La comunicazione è arrivata direttamente dall’amministratore delegato di Almaviva, Andrea Antonelli, nell’intranet aziendale: siamo riusciti a ottenere la commessa Wind, quindi ci troviamo nelle condizioni di salvare i 1500 posti a rischio, ma c’è un “ma”. La decisione del colosso telefonico, che proprio in questi giorni sta definendo una fusione con la concorrente 3, è legata a una «riserva»: viene richiesta una tariffa al minuto inferiore del 14% rispetto a quella attuale, e così il gruppo di Alberto Tripi butta la palla nel campo dei sindacati. Si dovrà raggiungere un accordo per «conseguire – parole dell’ad – l’indispensabile sostenibilità economica delle attività», altrimenti non se ne farà nulla. La dead line per chiudere le trattative è fissata per il 31 marzo.

È chiaro che per «sostenibilità economica» si intende tagliare in qualche modo il costo del lavoro, almeno da parte del gruppo di call center: e allora si fa di nuovo spazio un’ipotesi già ventilata qualche mese fa, ovvero la possibilità che Almaviva chieda una deroga al contratto nazionale. Ovviamente peggiorativa. Una possibilità che, se passasse, rappresenterebbe un precedente: e non solo per il settore delle tlc. Ma già nel gruppo sarebbe deleteria, almeno per le buste paga dei dipendenti: perché presto verrà a scadenza la commessa Telecom, e poi quella Sky. Tutti i committenti potrebbero insomma pretendere di scambiare forti sconti con un bella sforbiciata ai salari.

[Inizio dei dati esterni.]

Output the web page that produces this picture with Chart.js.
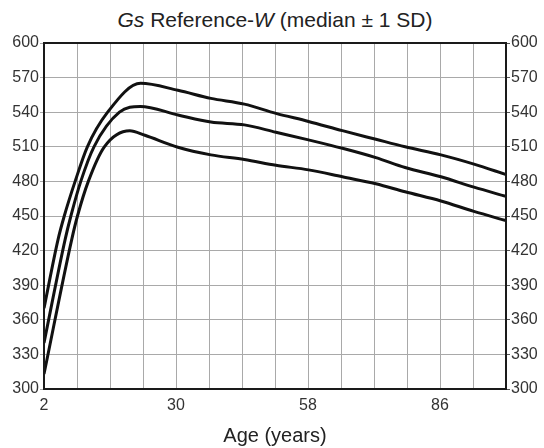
<!DOCTYPE html>
<html>
<head>
<meta charset="utf-8">
<script src="https://cdn.jsdelivr.net/npm/chart.js@4"></script>
<style>
  html, body { margin: 0; padding: 0; background: #ffffff; }
  #wrap { position: relative; width: 544px; height: 448px; }
  #title { position: absolute; top: 7px; left: 44px; width: 462px; text-align: center;
           font-family: "Liberation Sans", Arial, sans-serif; font-size: 21px; line-height: 26px; color: #222; }
  canvas { position: absolute; left: 0; top: 0; }
</style>
</head>
<body>
<div id="wrap">
  <div id="title"><i>Gs</i> Reference-<i>W</i> (median ± 1 SD)</div>
  <canvas id="c" width="544" height="448"></canvas>
</div>
<script>
// ---- data ----
const upperAges   = [2, 5.0, 6.3, 8.6, 11.2, 15.5, 22.5, 30.4, 37.4, 44.5, 51.2, 58.1, 65.3, 72.4, 78.6, 86.2, 93.2, 100];
const upperValues = [370, 430, 450, 480, 510, 540, 565, 559, 552, 547, 539, 532, 524, 516.5, 510, 503, 495, 486];

const medianAges   = [2, 6.5, 7.7, 9.8, 12.6, 18, 22.4, 30.4, 37.4, 44.5, 51.2, 58.1, 65.3, 72.4, 78.6, 86.2, 93.2, 100];
const medianValues = [340, 430, 450, 480, 510, 540, 545, 537.6, 531.5, 529, 522.6, 516, 508.7, 500.6, 492, 484, 475, 467];

const lowerAges   = [2, 7.9, 9.1, 11.4, 14.8, 20.2, 23.4, 30.4, 37.4, 44.5, 51.2, 58.1, 65.3, 72.4, 78.6, 86.2, 93.2, 100];
const lowerValues = [313, 430, 450, 480, 510, 524, 520, 509.6, 503, 499, 494, 490, 484, 478, 471, 463, 454, 446];

const xGridAges   = [2, 9, 16, 23, 30, 37, 44, 51, 58, 65, 72, 79, 86, 93, 100];
const xTickLabels = [2, 30, 58, 86];
const yTicks      = [300, 330, 360, 390, 420, 450, 480, 510, 540, 570, 600];

function pts(xs, ys) { return xs.map((x, i) => ({ x: x, y: ys[i] })); }

const FONT = "'Liberation Sans', Arial, sans-serif";

const lineStyle = {
  borderColor: '#111',
  borderWidth: 3,
  pointRadius: 0,
  fill: false,
  cubicInterpolationMode: 'monotone'
};

const frame = {
  id: 'frame',
  afterDraw(chart) {
    const a = chart.chartArea, ctx = chart.ctx;
    ctx.save();
    ctx.strokeStyle = '#1a1a1a';
    ctx.lineWidth = 2;
    ctx.strokeRect(a.left, a.top, a.right - a.left, a.bottom - a.top);
    ctx.restore();
  }
};

new Chart(document.getElementById('c'), {
  type: 'line',
  data: {
    datasets: [
      Object.assign({ label: '+1 SD', data: pts(upperAges, upperValues) }, lineStyle),
      Object.assign({ label: 'median', data: pts(medianAges, medianValues) }, lineStyle),
      Object.assign({ label: '-1 SD', data: pts(lowerAges, lowerValues) }, lineStyle)
    ]
  },
  options: {
    responsive: false,
    animation: false,
    layout: { padding: { top: 43, left: 0, right: 0, bottom: 0 } },
    plugins: { legend: { display: false }, tooltip: { enabled: false }, title: { display: false } },
    scales: {
      x: {
        type: 'linear',
        min: 2, max: 100,
        afterBuildTicks(scale) { scale.ticks = xGridAges.map(v => ({ value: v })); },
        afterFit(scale) { scale.height = 59; },
        grid: { color: '#a9a9a9', lineWidth: 1, drawTicks: false },
        border: { display: false },
        ticks: {
          autoSkip: false, maxRotation: 0, padding: 7,
          color: '#333', font: { family: FONT, size: 16 },
          callback: v => xTickLabels.includes(v) ? String(v) : ''
        },
        title: {
          display: true, text: 'Age (years)', color: '#222',
          font: { family: FONT, size: 20 }, padding: { top: 0, bottom: 0 }
        }
      },
      y: {
        position: 'left',
        min: 300, max: 600,
        afterBuildTicks(scale) { scale.ticks = yTicks.map(v => ({ value: v })); },
        afterFit(scale) { scale.width = 44; },
        grid: { color: '#a9a9a9', lineWidth: 1, drawTicks: true, tickLength: 4 },
        border: { display: false },
        ticks: { padding: 1, color: '#333', font: { family: FONT, size: 16 } }
      },
      y2: {
        position: 'right',
        min: 300, max: 600,
        afterBuildTicks(scale) { scale.ticks = yTicks.map(v => ({ value: v })); },
        afterFit(scale) { scale.width = 38; },
        grid: { drawOnChartArea: false, drawTicks: true, tickLength: 4, color: '#555' },
        border: { display: false },
        ticks: { padding: 1, color: '#333', font: { family: FONT, size: 16 } }
      }
    }
  },
  plugins: [frame]
});
</script>
</body>
</html>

In alternativa, Almaviva potrebbe proporre di dimezzare le ore di lavoro, così come in questi giorni sta chiedendo un’altra azienda, la Infocontact, per conservare il posto ai suoi 1590 addetti calabresi. O, ancora, potrebbe accelerare sul pedale degli esuberi, mettendo comunque alcune cuffiette in cassa o addirittura in mobilità, visto che in ogni caso già da due anni i 9 mila dipendenti del gruppo romano stanno in solidarietà al 20% (pari a circa 1800 esuberi strutturali).

Ipotesi che per il momento vengono respinte dai sindacati: «È una cosa che non esiste: Almaviva sa bene che non c’è la nostra disponibilità alla deroga dei contratti, né a tagliare i salari», dice Michele Azzola, segretario nazionale Slc Cgil. Da parte della Uilcom, stesso no, e anzi quasi per scaramanzia si ipotizza che simili richieste, l’azienda, non le voglia neppure fare: «Siamo consapevoli di dovere affrontare una trattativa non scontata per garantire i diritti – dice il segretario siciliano Giuseppe Tumminia – Ma di positivo c’è la decisione di Almaviva di abbandonare alcune “fantasiose” richieste come il passaggio di tutti i lavoratori a 4 ore o la deroga al contratto nazionale».

Intanto gli operatori non mollano e la mobilitazione di #IosonoAlmaviva, gruppo seguitissimo e molto attivo sui social, è confermata. Alice Violante, delegata Uilcom di Palermo, è tra le organizzatrici di un flash mob, domenica nel capoluogo siciliano: «Ci vediamo alle 17 davanti al teatro Politeama, speriamo di essere in tanti», dice. «Non possiamo accettare lo scambio tra il salario e il posto di lavoro – continua – Qui siamo già in solidarietà da tre anni, molti di noi sono part time, non abbiamo un integrativo». Quanto ancora si può tagliare, insomma? «Forse potremmo andare a lavorare gratis, tagliarci le ferie», dice ironicamente, e con amarezza, un altro operatore in cuffietta.

Ma le vertenze dei call center non finiscono qui. A Roma restano in bilico i 270 addetti allo 060606 del Comune: anche loro Almaviva, ma la commessa è già passata al gruppo Abramo. Idem per i circa 200 del Comune di Milano, la cui commessa è passata alla Visiant: «I due sindaci, Marino e Pisapia, non ci hanno dato risposte soddisfacenti», dice Azzola, della Slc Cgil.

Stesso problema per 400 addetti della People Care di Livorno, che hanno perso la commessa di Seat Pagine Gialle. Mentre la E-Care si è spinta oltre: «Da gennaio ha messo in cassa 400 persone a Milano, e nel frattempo ha vinto la commessa delle Poste che prima gestivano 300 addetti della Gepin di Casavatore – dice Azzola – Ma si rifiuta di passare i volumi di traffico delle Poste ai milanesi, e così ora sono in 700 a rischiare il posto».

Le aziende infatti oggi preferiscono assumere personale nuovo, con il contratto a tutele crescenti e i relativi incentivi. E i vecchi dipendenti vengono messi in cassa o in mobilità, con un doppio costo per la collettività.